Students, parents and teachers will have been interested to note the recent publication of a report, 'Supporting a Better Transition from Second-Level to Higher Education: Key Directions and Next Steps'.

The report, which was prepared by key stakeholders, developed out of the work of a 2011 joint NCCA/HEA conference, for which a comprehensive background paper had been prepared by Dr Aine Hyland. The Minister for Education and Skills Ruairi Quinn gave his commitment to progress on the three principal areas identified in the report.

To (1) reduce the number of level 8 degree programmes in higher education and make them more broadly-based; to (2) reduce the number of grading bands (A1, A2, B1, B2 etc); and (3) to address problematic predictability in the Leaving Certificate exams.

The proposed reduction in the number of level 8 degree programmes will find support amongst many guidance counsellors, who have argued for a long time against the proliferation of overly specific entry routes to courses.

It was clear that more specific course codes at entry often actually resulted in less choice for students starting courses.

The reduction in entry routes does not involve any reduction in the actual number of first-year places, but allows the entrants more flexibility in their first-year choices within a given programme.

The second commitment, the plan to reduce the numbers of Leaving Certificate grades is interesting.

Until 1992, there were only seven points to the scale in Leaving Certificate results (A, B, C, D, E, F and NG).

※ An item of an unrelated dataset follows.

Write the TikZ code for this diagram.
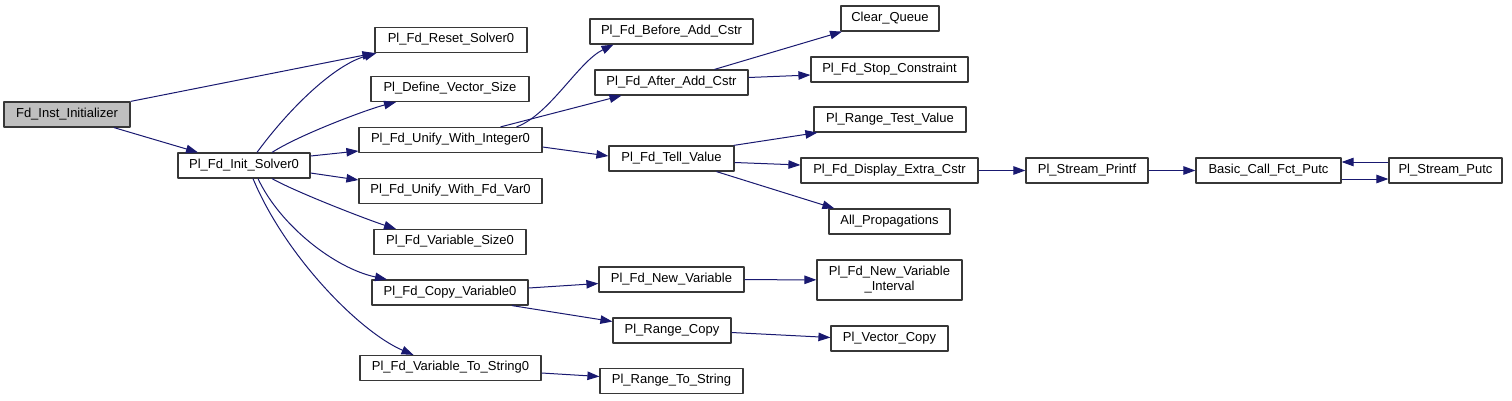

However, at the request of the higher education institutions, this was expanded to 14 different grades (A1, A2, B1, B2, B3, etc) in order to improve the means "by which the Leaving Certificate exam could be used as a mechanism to determine entry to higher education and to reduce the level of random selection".

Random selection is the process whereby places are allocated by lottery to applicants tying on the same cut-off point. It is an unpopular way to lose a place.

However, the commitment to reduce the number of grades signals that the purpose of the Leaving Certificate as the formal end of second-level examination is as important as its use as a selection tool for higher education.

The third issue, problematic exam predictability, has been defined as an exam in which the nature of the examination paper can be sufficiently accurately predicted to mean either that the examination is not testing the full range of content expected, or that it is not assessing the assessment objectives as defined in the syllabus.

The changes agreed will be implemented on a phased basis for fifth year students who commence the Leaving Certificate cycle in 2014.